Q: Is it exciting for you to have the NCAA Men's Water Polo Championship happen at Spieker Aquatics Complex?

A: Oh yeah, no question I am excited about the NCAA championships being at Spieker Aquatics Complex. I know Peter (Cutino) and Steve (Heaston) are up there in heaven looking down on us and saying "isn't this great!" There is a t-shirt around that says, "The House That Pete Built!", and that is talking about Spieker Aquatics Complex and all the success that has happened here for the Golden Bears because of the outstanding coaching of Pete Cutino.

Q: When did you start the tradition of giving Cal water polo pins to parents of the seniors?

I think I began giving Cal water polo pins to the parents of the seniors when Kirk Everist first became the head coach of our men's program in 2002. So now, every year I give pins to the senior's parents, and if the team wins a national championship, the players get a pin as well.

Q: Which student-athletes have most impressed you through the years?

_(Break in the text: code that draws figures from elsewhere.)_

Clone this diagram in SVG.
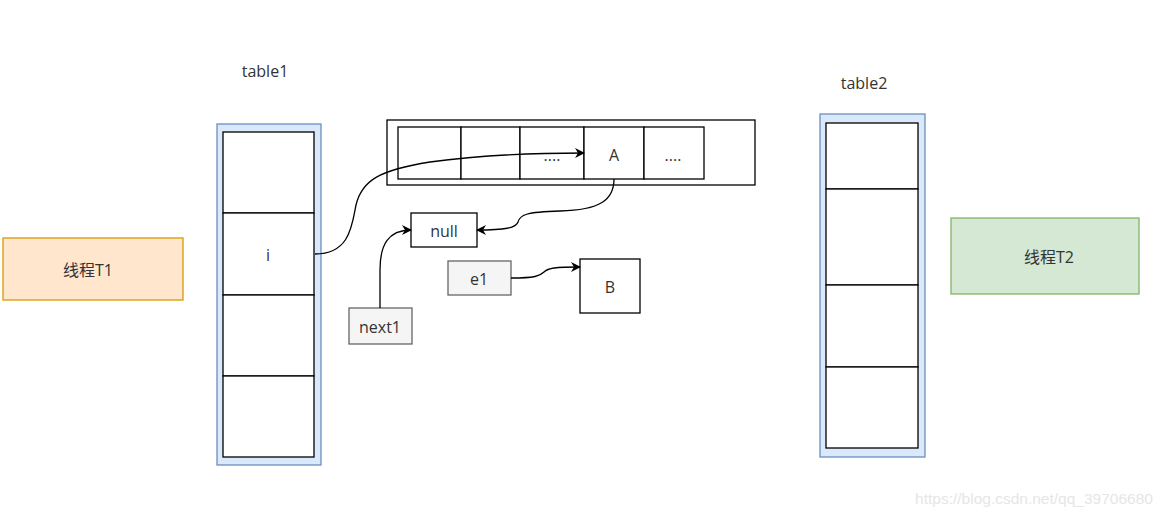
<svg xmlns="http://www.w3.org/2000/svg" width="1165" height="517" viewBox="0 0 1165 517">
<defs>
<marker id="arr" viewBox="0 0 10 10" refX="9" refY="5" markerWidth="10" markerHeight="10" markerUnits="userSpaceOnUse" orient="auto">
<path d="M0,0 L10,5 L0,10 L3,5 Z" fill="#000"/>
</marker>
</defs>
<style>
text{font-family:"Open Sans","Noto Sans","Noto Sans CJK SC",sans-serif;font-size:16px;fill:#333;text-anchor:middle;dominant-baseline:central}
.cell{fill:#fff;stroke:#000;stroke-width:1.3}
.tbl{fill:#dae8fc;stroke:#6c8ebf;stroke-width:1.3}
.grey{fill:#f5f5f5;stroke:#666;stroke-width:1.3}
.con{fill:none;stroke:#000;stroke-width:1.3;marker-end:url(#arr)}
</style>
<rect width="1165" height="517" fill="#fff"/>
<g id="label-table1"><text x="265" y="71">table1</text></g>
<g id="label-table2"><text x="864" y="83">table2</text></g>
<g id="table1">
<rect class="tbl" x="217" y="124" width="104" height="341"/>
<rect class="cell" x="223" y="132" width="91" height="81"/>
<rect class="cell" x="223" y="213" width="91" height="82"/>
<rect class="cell" x="223" y="295" width="91" height="81"/>
<rect class="cell" x="223" y="376" width="91" height="81"/>
<text x="268" y="255">i</text>
</g>
<g id="table2">
<rect class="tbl" x="820" y="114" width="105" height="343"/>
<rect class="cell" x="826" y="123" width="92" height="66"/>
<rect class="cell" x="826" y="189" width="92" height="96"/>
<rect class="cell" x="826" y="285" width="92" height="82"/>
<rect class="cell" x="826" y="367" width="92" height="81"/>
</g>
<g id="array">
<rect class="cell" x="387" y="120" width="368" height="65"/>
<rect class="cell" x="398" y="127" width="63" height="52"/>
<rect class="cell" x="461" y="127" width="59" height="52"/>
<rect class="cell" x="520" y="127" width="64" height="52"/>
<rect class="cell" x="584" y="127" width="60" height="52"/>
<rect class="cell" x="644" y="127" width="60" height="52"/>
<text x="552" y="155">....</text>
<text x="614" y="155">A</text>
<text x="673" y="155">....</text>
</g>
<g id="null"><rect class="cell" x="411" y="213" width="66" height="34"/><text x="444" y="231">null</text></g>
<g id="e1"><rect class="grey" x="448" y="261" width="63" height="34"/><text x="479" y="279">e1</text></g>
<g id="B"><rect class="cell" x="580" y="259" width="60" height="54"/><text x="610" y="287">B</text></g>
<g id="next1"><rect class="grey" x="349" y="308" width="63" height="36"/><text x="380" y="327">next1</text></g>
<g id="T1"><rect x="3" y="238" width="180" height="62" fill="#ffe6cc" stroke="#d79b00" stroke-width="1.3"/><text x="88" y="270">线程T1</text></g>
<g id="T2"><rect x="951" y="218" width="188" height="76" fill="#d5e8d4" stroke="#82b366" stroke-width="1.3"/><text x="1049" y="257">线程T2</text></g>
<g id="connectors">
<path class="con" d="M315,254 C350,254 352,225 356,205 C362,180 380,170 430,162 C480,155 540,153 584,153"/>
<path class="con" d="M614,179 C614,200 600,210 560,211 C525,212 520,215 518,222 C516,228 505,230 477,230"/>
<path class="con" d="M380,308 L380,270 C380,245 388,230 411,230"/>
<path class="con" d="M511,278 C535,278 540,276 544,272 C548,268 555,267 580,267"/>
</g>
<text x="1034" y="498" style="font-family:'Liberation Sans',sans-serif;font-size:15.5px;fill:#e6e6e6">https://blog.csdn.net/qq_39706680</text>
</svg>
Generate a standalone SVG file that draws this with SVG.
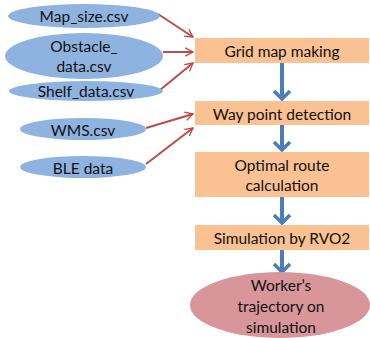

A: I would have to say for water polo it would be goalies Jim Wagner, Jeff Brush and Sean Nolan. Jim (Wagner) bought into my philosophy on how to protect the cage, and at the 1990 NCAAs in Long Beach he came off the bench in the last few minutes of our championship game against Stanford and just flat out stopped a one on nobody and shut down a power play, and on both plays got an assist on the goals that we scored on the counterattack. Jeff (Brush) on the other hand, was, and still is, an entrepreneur. One time during an NCAA championship I asked where we were going to eat for dinner after the match to get him to relax. We ended up winning the championship by two goals. Sean (Nolan, current Cal goalie coach) was a treat to work with. He had the size, strength and quickness, and was highly intelligent about angles. He was, and still is, a hard worker.

Q: What are you going to miss the most about working at the University of California?

A: The friendships I have established with my fellow facility workers in the Cal Athletic Department, and of course the coaches and athletes of the soccer, swimming and water polo teams I have known through my time at Cal.